During periods of reform, leaders can easily disappear.

Not physically, perhaps.

But practically.

They disappear into compliance work.
They disappear into meetings.
They disappear into spreadsheets, registrations, policies and planning documents.

All of those things matter.

But if leadership becomes invisible during change, people begin to fill the silence themselves.

Staff wonder what is happening.
Families wonder whether services will change.
Participants feel uncertainty even when no one has named it.
Teams lose confidence because the person meant to steady the room is no longer in it.

This is where presence becomes a leadership act.

Churchill understood it during wartime. Zelensky demonstrated it under invasion. Ardern used it during crisis communication. Presence is not performance. It is not charisma. It is the disciplined act of being visible, available and emotionally steady when others are looking for cues.

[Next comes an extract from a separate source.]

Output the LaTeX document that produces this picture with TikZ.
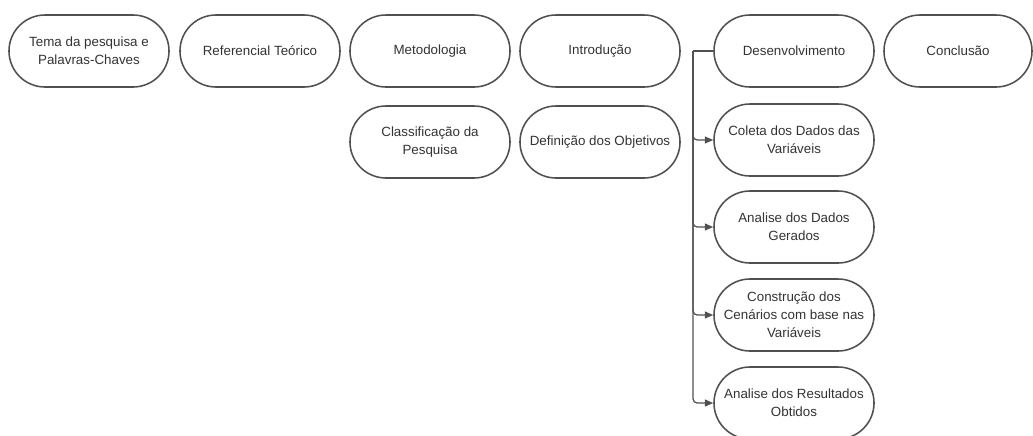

In a small provider, presence is one of our advantages.

At Life Your Way, I still want to be close enough to the work to understand what our staff experience and what participants are actually responding to. That does not mean leaders need to be everywhere. It means they cannot lead only from abstraction.

The NDIS is changing. Providers will need to understand new rules, new systems, new expectations and new forms of accountability. But while leaders are navigating those changes, teams still need to see them. Participants still need consistency. Families still need confidence.

A process can guide people.

Presence steadies them.

Practical takeaway:
During reform, increase leadership visibility. Be present in programs, team meetings, family communication and reflective practice. People trust change more when they can still see the leader behind it.